In a film where the premise is that a giant prehistoric lizard with radioactive breath fights a giant ape, maybe this confusion about what’s real is to be expected. We – and the characters within the narrative – must accept a pretty huge deviation from traditional reality, after all, in order to believe in the Titans. And social science scholarship about conspiracy thinking indicates that “conspiracy beliefs are motivated by the desire to explain and find order and meaning in events that might otherwise seem random, unpredictable, or outside of one’s control.” Certainly, Bernie and the other humans of the Monsterverse face a world that is far less predictable and controllable with the presence of giant monsters. This is exacerbated by the presence of giant militarized corporations.  

On the other hand, perhaps confusion about reality is not a given. After all, while there are frequently secrets to be kept within other Godzilla movies, this level of conspiracy thinking isn’t common and doesn’t usually reach outside the central plot. For a movie so focused on the surface (like visual effects) and in which the threats are obvious, the turn to conspiracy thinking intrigues me. It is, after all, a mode of thinking that does not stop at the surface and that does not accept what’s obvious to everyone else.

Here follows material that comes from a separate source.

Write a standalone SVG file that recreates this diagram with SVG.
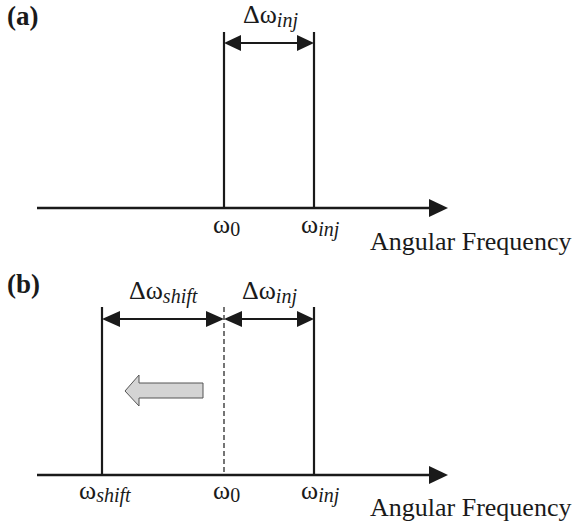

What really gets my attention, though, is the way these two elements – “big dumb fun” and conspiracy thinking – speak to each other. Godzilla vs Kong is a fun movie that is fundamentally about conspiracies. How, then, does Godzilla vs Kong as “big dumb fun” address the conspiracies mentioned within it? One throwaway line indicates that Roswell is real. And we get to visit the Hollow Earth, which is one of the most beautiful and effective parts of the movie. (I would watch a whole movie set there!) Plus, Bernie is likeable! Not only that, but he is one of the most interesting characters in the movie, and he’s introduced as a hero in the end. As Madison (Millie Bobby Brown) tells her dad, “This is the man who saved our lives.” These moments seem to lend credence to conspiracy thinking – in principle, even if not in the specific details.

Godzilla vs Kong
Courtesy of Warner Bros

In a time when people believe that vaccines are trackers implanted by the government and COVID-19 is a hoax, it’s hard to take such thinking lightly. Sylas K. Barrett writes for Tor that “considering today’s anti-vaccine, anti-science movements, it seems irresponsible to give these opinions to a hero character whose other theories are proven right . . . even in a relatively mindless action film.”

On the other hand, Bernie is clearly fringe – even Madison’s friend Josh (Julian Dennison) doesn’t take him seriously – and his last line is an interrupted invitation to her dad to be a guest on his podcast. And he doesn’t really save Madison and Josh, despite her claim. He and his kooky ideas put them in danger (they wouldn’t have been in Hong Kong during the monster fight without his help breaking into the facility in Florida), and he is not the one who takes action to stop Mechagodzilla. Josh does, while Bernie is resigned to his fate.

And even though the Hollow Earth scenery is cool (seriously – so cool) this functions less as a reinforcement of fringe pseudoscience to be taken seriously and more as a reference point to earlier science fiction and fantasy but also an expansion of its possibilities. As Adam Wingard indicated in an interview with IGN, “I didn’t want it to be just caves”; instead, he wanted it to feel like a journey to an alien planet.

Ultimately, then, the question remains: Is Godzilla vs Kong a critique or embrace of conspiracy thinking? It’s hard to tell. The movie is confused – just like its ideas. Alissa Wilkinson’s description for the film for Vox is perfect: “Mild bafflement reigns throughout.”

Despite the confusion, for me, this dumb fun starts to raise serious questions when it makes space for dumb conspiracies, too.